I have looked, there is info on 580 but not 581.


----------



## bmoyer1 (Jul 25, 2011)

Thanks Donna,
but the link just took me to a search page with no real info.
just a bunch of links to look thru. Do you have a better link?
Betty


----------



## bmoyer1 (Jul 25, 2011)

I also get links for 588. But not the 581. Someone said the parts were interchangeable, but when I bought a 551 handle it was too little, so now I have a handle that won't fit too. ugh.


----------



## siewclark (Feb 10, 2011)

The website has a KH585 manual. http://knittsings.com/knitting-machine-manuals/
I think KH581 is quite similar to KH585. It uses 8 button push to do patterning. There is an 8 stitch pattern book which shows lace, fair isle, just to name a few. It has over 300 patterns in it.
You can join this group to get more information.
http://groups.yahoo.com/group/Brother-Knitting-Machines/


----------



## KateWood (Apr 30, 2011)

bmoyer1 said:


> Hi everyone,
> nice to find this forum. anyone have any info on this machine?
> I need the handle for it, I have a carriage, and I need a manual, it has some buttons which I have no idea what they do.
> I have searched the net and can't find any thing. I find a 551 (i think) but not this one. anybody?
> Betty


This is most likely a brother KH551 from the 60's, metal bed 4.5 mm gauge with 4 buttons. You may still be able to find parts for it on ebay. I just checked ebay and there is one available for sale the same model as yours type kh551 in the search engine in ebay. There are 4 bidders and its under 17.00 right now.


----------



## sistermaide (Jul 17, 2011)

bmoyer1 said:


> Hi everyone,
> nice to find this forum. anyone have any info on this machine?
> I need the handle for it, I have a carriage, and I need a manual, it has some buttons which I have no idea what they do.
> I have searched the net and can't find any thing. I find a 551 (i think) but not this one. anybody?
> Betty


Do you have a way to post a picture of it? I am wondering if it is a ribber, there fore the number of it would only show up if you search ribber, instead of knitting machine? If we see it, we may know right away what you have...?


----------



## bmoyer1 (Jul 25, 2011)

Hi,
Here is the pic...


----------



## DWouster (Nov 4, 2011)

Maybe you could get somebody good in wood working to make you a handle out of some nice hard wood and varnish it. My neighbor has a homemade handle on hers and it works great. But I also have a 581 and cant find a manual, but on Flickr I found a lady who claims she has the manual but she wont reply. Good luck


----------



## Tralume (Dec 27, 2011)

I wondered if you found what you were looking for. I just purchased a KH551 from ebay. I was a bit leary about purchasing such an old machine, but hope I like it. I found this link, maybe it will help.
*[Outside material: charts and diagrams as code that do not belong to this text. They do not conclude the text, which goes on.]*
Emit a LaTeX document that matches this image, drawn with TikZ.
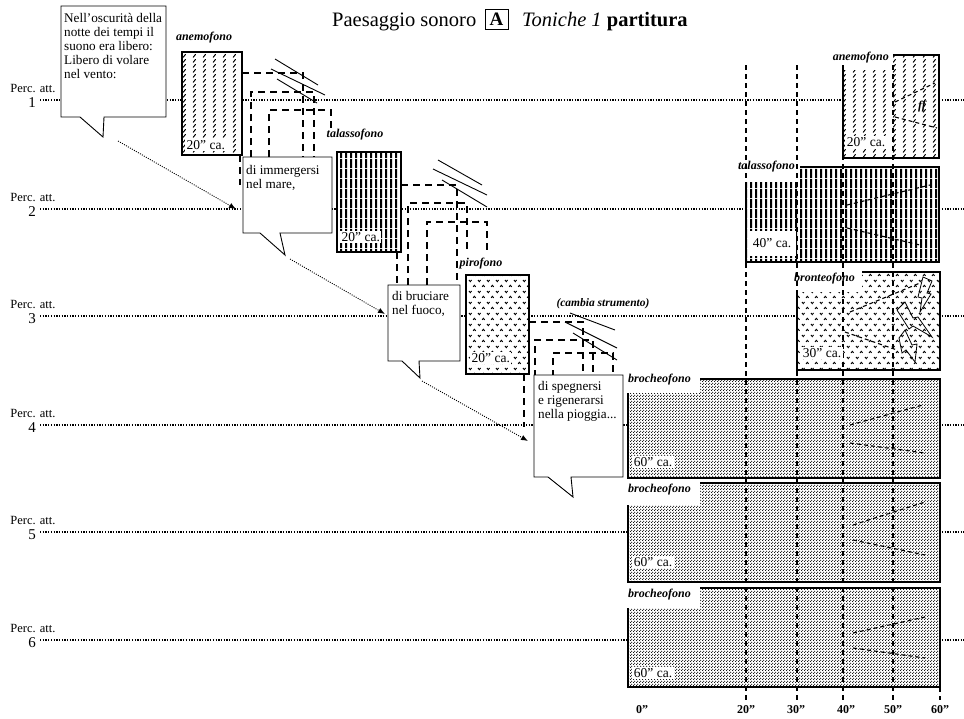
\documentclass[tikz,border=0pt]{standalone}
\usepackage{fontspec}
\setmainfont{Liberation Serif}
\usetikzlibrary{patterns,arrows.meta}

\pgfdeclarepatternformonly{slashcols}{\pgfqpoint{0pt}{0pt}}{\pgfqpoint{10pt}{5pt}}{\pgfqpoint{10pt}{5pt}}{%
  \pgfsetlinewidth{1.1pt}\pgfsetroundcap
  \pgfpathmoveto{\pgfqpoint{3.5pt}{0.8pt}}\pgfpathlineto{\pgfqpoint{5.9pt}{4.2pt}}\pgfusepath{stroke}}
\pgfdeclarepatternformonly{vstripes}{\pgfqpoint{0pt}{0pt}}{\pgfqpoint{5pt}{10pt}}{\pgfqpoint{5pt}{10pt}}{%
  \pgfpathrectangle{\pgfqpoint{0pt}{0pt}}{\pgfqpoint{2.6pt}{10pt}}\pgfusepath{fill}}
\pgfdeclarepatternformonly{chevrons}{\pgfqpoint{0pt}{0pt}}{\pgfqpoint{9pt}{11pt}}{\pgfqpoint{9pt}{11pt}}{%
  \pgfsetlinewidth{1pt}
  \pgfpathmoveto{\pgfqpoint{1.1pt}{9.7pt}}\pgfpathlineto{\pgfqpoint{2.5pt}{8.0pt}}\pgfpathlineto{\pgfqpoint{3.9pt}{9.7pt}}
  \pgfpathmoveto{\pgfqpoint{5.6pt}{2.3pt}}\pgfpathlineto{\pgfqpoint{7pt}{4pt}}\pgfpathlineto{\pgfqpoint{8.4pt}{2.3pt}}
  \pgfusepath{stroke}}
\pgfdeclarepatternformonly{stipple}{\pgfqpoint{0pt}{0pt}}{\pgfqpoint{3pt}{3pt}}{\pgfqpoint{3pt}{3pt}}{%
  \pgfpathcircle{\pgfqpoint{0.75pt}{0.75pt}}{0.78pt}
  \pgfpathcircle{\pgfqpoint{2.25pt}{2.25pt}}{0.78pt}
  \pgfusepath{fill}}

\begin{document}
\begin{tikzpicture}[x=1pt,y=-1pt,
  staff/.style={line width=1.8pt, dash pattern=on 1.3pt off 1.4pt},
  vgrid/.style={line width=1.1pt, dash pattern=on 5pt off 4pt},
  conn/.style={line width=1.9pt, dash pattern=on 7pt off 5pt},
  thickbox/.style={line width=2.2pt},
  bubble/.style={draw, fill=white, line width=0.9pt, line join=miter},
  btext/.style={anchor=north west, inner sep=1pt, align=left, font=\fontsize{13.2}{14}\selectfont},
  darrow/.style={line width=0.9pt, dash pattern=on 1pt off 1.3pt, -{Latex[length=7pt,width=5.5pt]}},
  hair/.style={line width=1.1pt, dash pattern=on 4pt off 3pt},
  slant/.style={line width=0.9pt},
  instlabel/.style={inner sep=1pt, font=\bfseries\itshape\fontsize{12}{12}\selectfont},
  dur/.style={fill=white, inner sep=1.5pt, font=\fontsize{13.5}{14}\selectfont},
  perc/.style={inner sep=0pt, font=\fontsize{12.5}{12.5}\selectfont},
  pnum/.style={inner sep=0pt, font=\fontsize{15}{15}\selectfont},
  tick/.style={inner sep=0pt, font=\bfseries\fontsize{12}{12}\selectfont},
  bolt/.style={line width=0.8pt, line join=miter}
]
\useasboundingbox (0,0) rectangle (964,718);
\fill[white] (0,0) rectangle (964,718);

% ---- title
\node[anchor=base west, inner sep=0, font=\fontsize{20.5}{22}\selectfont] (t1) at (332,26) {Paesaggio sonoro};
\node[draw, line width=0.8pt, minimum width=23, minimum height=20, inner sep=0, font=\bfseries\fontsize{19}{20}\selectfont] (tA) at (496.5,19) {A};
\node[anchor=base west, inner sep=0, font=\fontsize{20.5}{22}\selectfont] (t2) at (522,26) {\textit{Toniche 1} \textbf{partitura}};

% ---- staff lines
\foreach \r/\yy in {1/100,2/209,3/316,4/425,5/532,6/640} {
  \node[perc] (perc\r) at (33,\yy-12) {Perc. att.};
  \node[pnum] (num\r) at (32,\yy+3) {\r};
  \coordinate (sL\r) at (40,\yy);
  \coordinate (sR\r) at (964,\yy);
  \draw[staff] (sL\r) -- (sR\r);
}

% ---- connection dashed lines
\draw[conn] (242,73) -- (303,73) -- (303,157);
\draw[conn] (251,157) -- (251,92) -- (314,92) -- (314,157);
\draw[conn] (269,157) -- (269,110) -- (331,110) -- (331,128);
\draw[conn] (240,155) -- (240,185);
\draw[conn] (401,185) -- (457,185) -- (457,285);
\draw[conn] (397,252) -- (397,285);
\draw[conn] (408,285) -- (408,203) -- (467,203) -- (467,250);
\draw[conn] (427,285) -- (427,222) -- (487,222) -- (487,253);
\draw[conn] (529,322) -- (583,322) -- (583,377);
\draw[conn] (524,374) -- (524,427);
\draw[conn] (535,377) -- (535,340) -- (593,340) -- (593,377);
\draw[conn] (553,377) -- (553,353) -- (613,353) -- (613,377);

% ---- slanted strokes
\draw[slant] (275,59) -- (318,85);
\draw[slant] (271,69) -- (325,95);
\draw[slant] (277,79) -- (317,103);
\draw[slant] (438,160) -- (482,185);
\draw[slant] (433,169) -- (487,195);
\draw[slant] (442,180) -- (487,207);
\draw[slant] (570,313) -- (615,330);
\draw[slant] (565,322) -- (617,348);
\draw[slant] (573,333) -- (617,360);

% ---- left instrument boxes
\path[pattern=slashcols, preaction={fill=white}] (182,52) rectangle (242,155);
\draw[thickbox] (182,52) rectangle (242,155);
\node[instlabel] (lAn) at (204,38) {anemofono};
\node[dur, anchor=west] (dAn) at (185,145) {20” ca.};

\path[pattern=vstripes, preaction={fill=white}] (337,152) rectangle (401,252);
\draw[thickbox] (337,152) rectangle (401,252);
\node[instlabel] (lTa) at (355,135) {talassofono};
\node[dur, anchor=west] (dTa) at (340,237) {20” ca.};

\path[pattern=chevrons, preaction={fill=white}] (466,275) rectangle (529,374);
\draw[thickbox] (466,275) rectangle (529,374);
\node[instlabel] (lPi) at (481,264) {pirofono};
\node[dur, anchor=west] (dPi) at (470,358) {20” ca.};

\node[inner sep=0pt, font=\bfseries\itshape\fontsize{11.5}{12}\selectfont] (cambia) at (603,304) {(cambia strumento)};

% ---- speech bubbles
\draw[bubble] (61,6) -- (166,6) -- (166,117) -- (104,117) -- (103,137) -- (80,117) -- (61,117) -- cycle;
\node[btext] (b1) at (63,12) {Nell’oscurità della\\notte dei tempi il\\suono era libero:\\Libero di volare\\nel vento:};
\draw[bubble] (243,157) -- (332,157) -- (332,233) -- (280,233) -- (285,255) -- (260,233) -- (243,233) -- cycle;
\node[btext] (b2) at (245,164) {di immergersi\\nel mare,};
\draw[bubble] (388,285) -- (460,285) -- (460,361) -- (419,361) -- (420,378) -- (402,361) -- (388,361) -- cycle;
\node[btext] (b3) at (391,290.5) {di bruciare\\nel fuoco,};
\draw[bubble] (534,375) -- (623,375) -- (623,477) -- (571,477) -- (573,497) -- (548,477) -- (534,477) -- cycle;
\node[btext] (b4) at (537,380.5) {di spegnersi\\e rigenerarsi\\nella pioggia...};

% ---- dotted arrows
\coordinate (a1s) at (118,141); \coordinate (a1e) at (236,209);
\coordinate (a2s) at (290,259); \coordinate (a2e) at (385,314);
\coordinate (a3s) at (422,381); \coordinate (a3e) at (528,441);
\draw[darrow] (a1s) -- (a1e);
\draw[darrow] (a2s) -- (a2e);
\draw[darrow] (a3s) -- (a3e);

% ---- right instrument boxes
% anemofono
\path[pattern=slashcols, preaction={fill=white}] (843,70) -- (893,70) -- (893,55) -- (939,55) -- (939,158) -- (843,158) -- cycle;
\draw[thickbox] (843,70) -- (843,158) -- (939,158) -- (939,55) -- (893,55);
% talassofono
\path[pattern=vstripes, preaction={fill=white}] (746,182) -- (800,182) -- (800,167) -- (939,167) -- (939,262) -- (746,262) -- cycle;
\draw[thickbox] (746,182) -- (746,262) -- (939,262) -- (939,167) -- (800,167);
% bronteofono
\path[pattern=chevrons, preaction={fill=white}] (797,292) -- (862,292) -- (862,272) -- (940,272) -- (940,370) -- (797,370) -- cycle;
\draw[thickbox] (797,292) -- (797,370) -- (940,370) -- (940,272) -- (862,272);
% brocheofono x3
\foreach \k/\ta/\tb/\bb in {4/379/393/478, 5/483/505/582, 6/588/608/687} {
  \path[pattern=stipple, pattern color=black, preaction={fill=white}] (628,\tb) -- (700,\tb) -- (700,\ta) -- (940,\ta) -- (940,\bb) -- (628,\bb) -- cycle;
  \draw[thickbox] (628,\tb) -- (628,\bb) -- (940,\bb) -- (940,\ta) -- (700,\ta);
}

% ---- vertical time grid
\foreach \xx/\nm in {746/g20, 797/g30, 843/g40, 893/g50} {
  \coordinate (\nm t) at (\xx,65);
  \coordinate (\nm b) at (\xx,700);
  \draw[vgrid] (\nm t) -- (\nm b);
}
\coordinate (g60t) at (940,687); \coordinate (g60b) at (940,700);
\draw[vgrid] (g60t) -- (g60b);

% ---- hairpins
\draw[hair] (895,102) -- (935,83);
\draw[hair] (895,117) -- (937,128);
\draw[hair] (847,205) -- (930,185);
\draw[hair] (847,228) -- (920,245);
\draw[hair] (850,312) -- (920,283);
\draw[hair] (845,332) -- (897,350);
\draw[hair] (850,425) -- (923,405);
\draw[hair] (850,443) -- (925,453);
\draw[hair] (853,525) -- (925,502);
\draw[hair] (853,540) -- (925,555);
\draw[hair] (853,633) -- (925,617);
\draw[hair] (853,648) -- (925,658);

% ---- lightning bolts
\draw[bolt] (923,277) -- (932,281) -- (927,293) -- (931,294) -- (920,312) -- (922,298) -- (918,297) -- cycle;
\draw[bolt] (897,310) -- (905,302) -- (913,318) -- (918,317) -- (932,337) -- (913,326) -- (909,329) -- cycle;
\draw[bolt] (899,338) -- (905,330) -- (912,345) -- (917,344) -- (915,362) -- (906,350) -- (902,353) -- cycle;

% ---- right labels
\node[instlabel, anchor=east] (rAn) at (890,58) {anemofono};
\node[dur] (rdAn) at (866,142) {20” ca.};
\node[inner sep=0pt, font=\bfseries\itshape\fontsize{12}{12}\selectfont] (ff) at (922,107) {ff};
\node[instlabel, anchor=east] (rTa) at (796,167) {talassofono};
\node[dur, minimum width=48, minimum height=25] (rdTa) at (772,243) {40” ca.};
\node[instlabel, anchor=east] (rBr) at (856,279) {bronteofono};
\node[dur] (rdBr) at (822,353) {30” ca.};
\node[instlabel, anchor=west] (rB4) at (627,380) {brocheofono};
\node[dur] (rd4) at (653,462) {60” ca.};
\node[instlabel, anchor=west] (rB5) at (627,490) {brocheofono};
\node[dur] (rd5) at (653,562) {60” ca.};
\node[instlabel, anchor=west] (rB6) at (627,595) {brocheofono};
\node[dur] (rd6) at (653,673) {60” ca.};

% ---- time axis labels
\node[tick] (x0) at (642,710) {0”};
\node[tick] (x20) at (746,710) {20”};
\node[tick] (x30) at (796,710) {30”};
\node[tick] (x40) at (846,710) {40”};
\node[tick] (x50) at (893,710) {50”};
\node[tick] (x60) at (940,710) {60”};
\end{tikzpicture}
\end{document}
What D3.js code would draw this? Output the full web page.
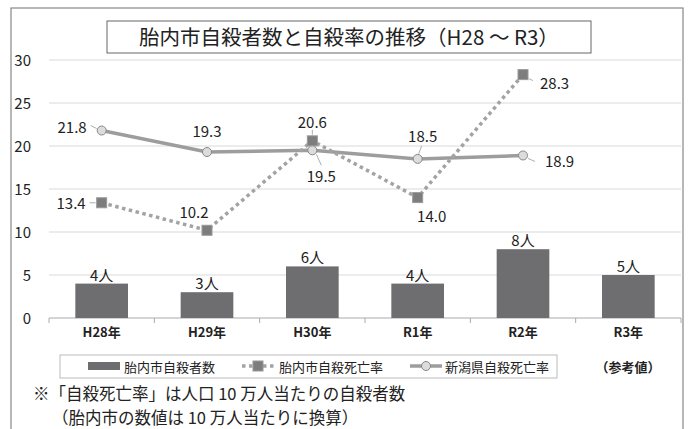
<!DOCTYPE html>
<html>
<head>
<meta charset="utf-8">
<script src="https://cdn.jsdelivr.net/npm/d3@7"></script>
<style>
  body { margin: 0; background: #fff; }
  text { font-family: "Noto Sans CJK JP", "Noto Sans", sans-serif; fill: #222; }
</style>
</head>
<body>
<div id="chart"></div>
<script>
// categories
var years = ["H28年", "H29年", "H30年", "R1年", "R2年", "R3年"];
// 胎内市自殺者数 (people)
var deaths = [4, 3, 6, 4, 8, 5];
// 胎内市自殺死亡率
var cityRate = [13.4, 10.2, 20.6, 14.0, 28.3];
// 新潟県自殺死亡率
var prefRate = [21.8, 19.3, 19.5, 18.5, 18.9];
var yTicks = [0, 5, 10, 15, 20, 25, 30];

// label placement relative to the marker: dx, dy, anchor, leader line (x1,y1,x2,y2) or null
var cityLabelPos = [
    [-16, 6, "end", [-12, 0, -6, 0]],
    [-13, -12, "middle", null],
    [0, -13, "middle", [0, -11, 0, -6]],
    [14, 24, "middle", null],
    [17, 14, "start", [6, 4, 10, 6]]
];
var prefLabelPos = [
    [-15, 2, "end", [-11, -5, -5, -2]],
    [0, -15, "middle", null],
    [9, 32, "middle", [4, 4, 9, 15]],
    [5, -17, "middle", [1, -5, 4, -13]],
    [22, 12, "start", [5, 3, 12, 6]]
];

var W = 688, H = 429;
var svg = d3.select("#chart").append("svg")
    .attr("width", W)
    .attr("height", H);

//outer frame
svg.append("rect")
    .attr("x", 11).attr("y", 8)
    .attr("width", 672).attr("height", 440)
    .attr("fill", "none")
    .attr("stroke", "#888")
    .attr("stroke-width", 1.2);

//title box
svg.append("rect")
    .attr("x", 107).attr("y", 21)
    .attr("width", 484).attr("height", 32)
    .attr("fill", "#fff")
    .attr("stroke", "#666");
svg.append("text")
    .attr("x", 349).attr("y", 45)
    .attr("text-anchor", "middle")
    .attr("font-size", 20.5)
    .text("胎内市自殺者数と自殺率の推移（H28 ～ R3）");

var x = d3.scaleBand().domain(years).range([49, 681]);
var y = d3.scaleLinear().domain([0, 30]).range([318, 60]);

//gridlines
svg.append("g").selectAll("line")
    .data(yTicks.filter(function (d) { return d > 0; }))
    .enter().append("line")
    .attr("x1", 49).attr("x2", 681)
    .attr("y1", function (d) { return y(d); })
    .attr("y2", function (d) { return y(d); })
    .attr("stroke", "#d9d9d9");

//y labels
svg.append("g").selectAll("text")
    .data(yTicks)
    .enter().append("text")
    .attr("x", 31)
    .attr("y", function (d) { return y(d) + 6; })
    .attr("text-anchor", "end")
    .attr("font-size", 15)
    .text(function (d) { return d; });

//x axis
var xAxis = svg.append("g")
    .attr("transform", "translate(0," + y(0) + ")");
xAxis.append("line")
    .attr("x1", 49).attr("x2", 681)
    .attr("stroke", "#aaa");
xAxis.selectAll(".tk")
    .data(years.concat(["end"]))
    .enter().append("line")
    .attr("class", "tk")
    .attr("x1", function (d, i) { return 49 + i * x.step(); })
    .attr("x2", function (d, i) { return 49 + i * x.step(); })
    .attr("y1", 0).attr("y2", 5)
    .attr("stroke", "#aaa");
xAxis.selectAll("text")
    .data(years)
    .enter().append("text")
    .attr("x", function (d) { return x(d) + x.bandwidth() / 2; })
    .attr("y", 19)
    .attr("text-anchor", "middle")
    .attr("font-size", 13)
    .attr("font-weight", "bold")
    .attr("fill", "#333")
    .text(function (d) { return d; });

//bars
var bw = x.bandwidth() * 0.5;
svg.append("g").selectAll("rect")
    .data(deaths)
    .enter().append("rect")
    .attr("x", function (d, i) { return x(years[i]) + (x.bandwidth() - bw) / 2; })
    .attr("y", function (d) { return y(d); })
    .attr("width", bw)
    .attr("height", function (d) { return y(0) - y(d); })
    .attr("fill", "#6e6e70");
svg.append("g").selectAll("text")
    .data(deaths)
    .enter().append("text")
    .attr("x", function (d, i) { return x(years[i]) + x.bandwidth() / 2; })
    .attr("y", function (d) { return y(d) - 3; })
    .attr("text-anchor", "middle")
    .attr("font-size", 15)
    .text(function (d) { return d + "人"; });

function cx(i) { return x(years[i]) + x.bandwidth() / 2; }

//niigata line
svg.append("path")
    .datum(prefRate)
    .attr("d", d3.line().x(function (d, i) { return cx(i); }).y(function (d) { return y(d); }))
    .attr("fill", "none")
    .attr("stroke", "#9d9d9d")
    .attr("stroke-width", 3.5);

//tainai rate line (dotted)
svg.append("path")
    .datum(cityRate)
    .attr("d", d3.line().x(function (d, i) { return cx(i); }).y(function (d) { return y(d); }))
    .attr("fill", "none")
    .attr("stroke", "#a3a3a3")
    .attr("stroke-width", 3.5)
    .attr("stroke-dasharray", "3.5,3.5");

//leader lines
function leaders(data, pos) {
    svg.append("g").selectAll("line")
        .data(data.filter(function (d, i) { return pos[i][3]; }).map(function (d) { return [d, data.indexOf(d)]; }))
        .enter().append("line")
        .attr("x1", function (d) { return cx(d[1]) + pos[d[1]][3][0]; })
        .attr("y1", function (d) { return y(d[0]) + pos[d[1]][3][1]; })
        .attr("x2", function (d) { return cx(d[1]) + pos[d[1]][3][2]; })
        .attr("y2", function (d) { return y(d[0]) + pos[d[1]][3][3]; })
        .attr("stroke", "#999")
        .attr("stroke-width", 0.8);
}
leaders(prefRate, prefLabelPos);
leaders(cityRate, cityLabelPos);

//markers
svg.append("g").selectAll("rect")
    .data(cityRate)
    .enter().append("rect")
    .attr("x", function (d, i) { return cx(i) - 5; })
    .attr("y", function (d) { return y(d) - 5; })
    .attr("width", 10).attr("height", 10)
    .attr("fill", "#7d7d7d")
    .attr("stroke", "#999");
svg.append("g").selectAll("circle")
    .data(prefRate)
    .enter().append("circle")
    .attr("cx", function (d, i) { return cx(i); })
    .attr("cy", function (d) { return y(d); })
    .attr("r", 4.5)
    .attr("fill", "#dcdcdc")
    .attr("stroke", "#888");

//point labels
function pointLabels(data, pos) {
    svg.append("g").selectAll("text")
        .data(data)
        .enter().append("text")
        .attr("x", function (d, i) { return cx(i) + pos[i][0]; })
        .attr("y", function (d, i) { return y(d) + pos[i][1]; })
        .attr("text-anchor", function (d, i) { return pos[i][2]; })
        .attr("font-size", 15)
        .text(function (d) { return d.toFixed(1); });
}
pointLabels(prefRate, prefLabelPos);
pointLabels(cityRate, cityLabelPos);

//legend
var lg = svg.append("g");
lg.append("rect")
    .attr("x", 60).attr("y", 355)
    .attr("width", 497).attr("height", 23)
    .attr("fill", "#fff")
    .attr("stroke", "#bbb");
lg.append("rect")
    .attr("x", 88).attr("y", 362)
    .attr("width", 32).attr("height", 8)
    .attr("fill", "#6e6e70");
lg.append("text").attr("x", 124).attr("y", 372).attr("font-size", 13).text("胎内市自殺者数");
lg.append("line")
    .attr("x1", 242).attr("x2", 274).attr("y1", 366).attr("y2", 366)
    .attr("stroke", "#a3a3a3").attr("stroke-width", 3.5).attr("stroke-dasharray", "3.5,3.5");
lg.append("rect")
    .attr("x", 253).attr("y", 361).attr("width", 10).attr("height", 10)
    .attr("fill", "#7d7d7d").attr("stroke", "#999");
lg.append("text").attr("x", 279).attr("y", 372).attr("font-size", 13).text("胎内市自殺死亡率");
lg.append("line")
    .attr("x1", 410).attr("x2", 442).attr("y1", 366).attr("y2", 366)
    .attr("stroke", "#9d9d9d").attr("stroke-width", 3.5);
lg.append("circle")
    .attr("cx", 426).attr("cy", 366).attr("r", 4.5)
    .attr("fill", "#dcdcdc").attr("stroke", "#888");
lg.append("text").attr("x", 445).attr("y", 372).attr("font-size", 13).text("新潟県自殺死亡率");

svg.append("text")
    .attr("x", 628).attr("y", 372)
    .attr("text-anchor", "middle")
    .attr("font-size", 13)
    .attr("font-weight", "bold")
    .attr("fill", "#333")
    .text("（参考値）");

//footnote
svg.append("text")
    .attr("x", 33).attr("y", 400)
    .attr("font-size", 16.5)
    .text("※「自殺死亡率」は人口 10 万人当たりの自殺者数");
svg.append("text")
    .attr("x", 52).attr("y", 424)
    .attr("font-size", 16.5)
    .text("（胎内市の数値は 10 万人当たりに換算）");
</script>
</body>
</html>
http://www.sewknit.ca/knitting_machines_accessories.htm#BROTHER__


----------



## Artypie (Feb 15, 2012)

ftp://ftp.brother.ca/MANUELS_MANUALS/English/KNITTING_MACHINE/KH585-UG.PDF looks very similar to yours. I would say download the manual and give it a try. It will at least get you going in the right direction even if it isn't 100% the same. N.B.The buttons are for patterning an 8 stitch repeat.


----------



## Artypie (Feb 15, 2012)

http://www.ebay.co.uk/itm/Handle-All-Brother-knitting-Machine-KH820-KH970-/370505476715?pt=UK_Crafts_Knitting_Crochet_EH&hash=item5643d8ea6b I know it doesn't say your model but yours does look the same as ones on my four later machines, which this is the spare for. At £6 odd it's not too dear. I just bought one myself yesterday and am waiting for it to be delivered.


----------



## sistermaide (Jul 17, 2011)

I think this looks like it is for the carrying case, not the carriage on the machine?



Artypie said:


> http://www.ebay.co.uk/itm/Handle-All-Brother-knitting-Machine-KH820-KH970-/370505476715?pt=UK_Crafts_Knitting_Crochet_EH&hash=item5643d8ea6b I know it doesn't say your model but yours does look the same as ones on my four later machines, which this is the spare for. At £6 odd it's not too dear. I just bought one myself yesterday and am waiting for it to be delivered.


But I am also admiring your quilt!!? You made it? Did you have a pattern? Could we see it up closer?


----------



## sistermaide (Jul 17, 2011)

DWouster said:


> Maybe you could get somebody good in wood working to make you a handle out of some nice hard wood and varnish it. My neighbor has a homemade handle on hers and it works great. But I also have a 581 and cant find a manual, but on Flickr I found a lady who claims she has the manual but she wont reply. Good luck


I guess I missed this post!... I have one almost like this, different color, I will take a closer look when I get time, ....(I am also a woodworker, so let me find some time, to see if I can do something about this...)


----------



## Artypie (Feb 15, 2012)

Oh right, sorry, I got the wrong end of the stick there.


----------